Mary Johnson is a student at Southern Illinois University and is an ISA Classmates Connecting Cultures blogger corresponding with the International Studies department at SIU. Mary is currently studying in Valparaiso, Chile on an ISA Fall 1 program.
September 11th has passed. As an American, I am familiar with what this day is significant of in my own country. However, this day means a lot in Chilean history as well.
All day I was expecting instructors, peers, or media to in some way address what had happened in their country on the 11th. I never hear or saw it. This could be for a number of reasons. The one that worries me the most is that they might not want to speak about it with U.S. exchange students because our country backed the coup d’état in Chile.
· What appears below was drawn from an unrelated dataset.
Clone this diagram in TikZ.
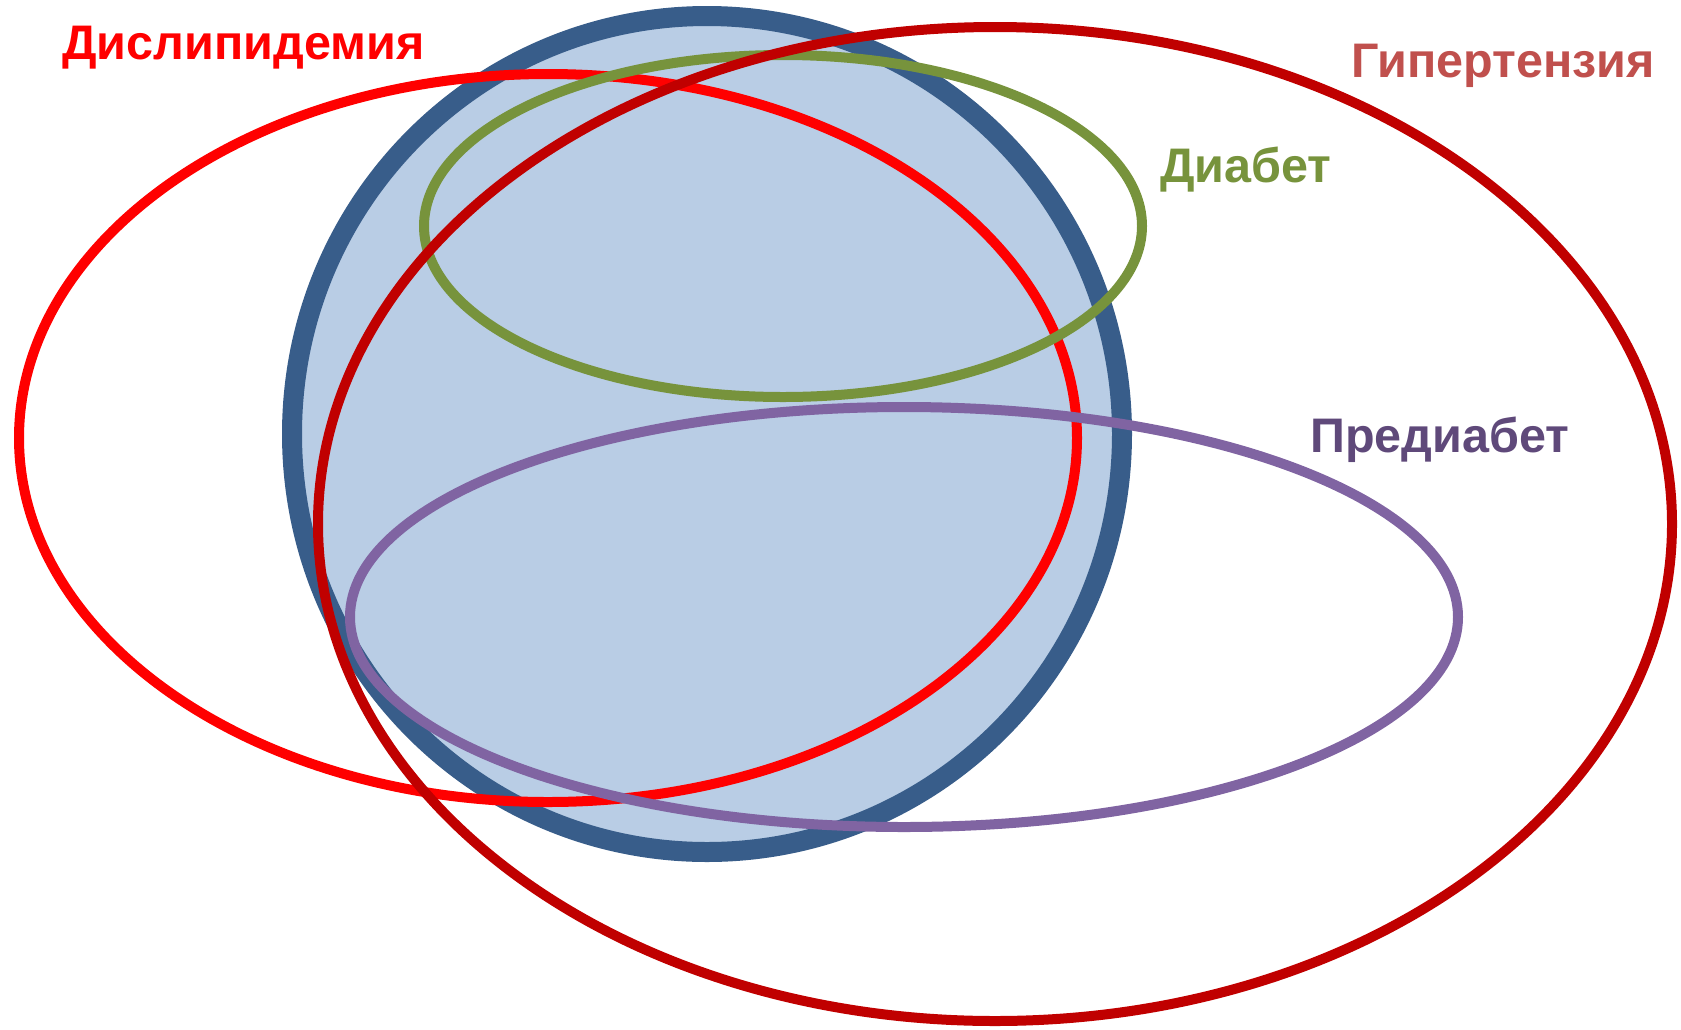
\documentclass[tikz,border=0pt]{standalone}
\usepackage{fontspec}
\setmainfont{Liberation Sans}
\definecolor{blueFill}{HTML}{B9CDE5}
\definecolor{blueLine}{HTML}{385D8A}
\definecolor{dysRed}{HTML}{FF0000}
\definecolor{hypRed}{HTML}{C00000}
\definecolor{hypText}{HTML}{C0504D}
\definecolor{diaGreen}{HTML}{77933C}
\definecolor{preLine}{HTML}{8064A2}
\definecolor{preText}{HTML}{5F497A}
\begin{document}
\begin{tikzpicture}[x=1pt,y=-1pt,
  ring/.style={line width=10pt},
  lbl/.style={anchor=base west,inner sep=0pt,font=\fontsize{48.5}{58}\selectfont\bfseries}]
\useasboundingbox (0,0) rectangle (1681,1029);
% blue circle
\draw[fill=blueFill,draw=blueLine,line width=20pt] (707,434) ellipse [x radius=415pt,y radius=418pt];
% dyslipidemia
\draw[ring,draw=dysRed] (548,438) ellipse [x radius=529pt,y radius=364pt];
% diabetes
\draw[ring,draw=diaGreen] (783,226) ellipse [x radius=359pt,y radius=171pt];
% hypertension
\draw[ring,draw=hypRed] (995,524) ellipse [x radius=677pt,y radius=497pt];
% prediabetes
\draw[ring,draw=preLine] (904,617) ellipse [x radius=554pt,y radius=210pt];
% labels
\node[lbl,text=dysRed] (tdys) at (62,59) {Дислипидемия};
\node[lbl,text=hypText] (thyp) at (1351,77) {Гипертензия};
\node[lbl,text=diaGreen] (tdia) at (1160,182) {Диабет};
\node[lbl,text=preText] (tpre) at (1310,452) {Предиабет};
\end{tikzpicture}
\end{document}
I know there is so much to learn about what happened in the country during that time, but I’m still struggling to get over the language barrier.
Luckily, my Contemporary Latin American Film class has started its section on “Documentaries and fiction films– 1973-1990”. Thus far we’ve gotten to watch La Ciudad de los Fotógrafos and part of the film Machuca. Both are about there era of Pinochet’s regime.
La Ciudad de los Fotógrafos, was really gut wrenching. The film was about the role photographers played in publicizing what was happening in the country– “disappeared” people found in mines to children losing eyes. Although I know the film was biased (as is the youtube video above), I’m willing to assume I can make my judgement on where my beliefs are on the matter.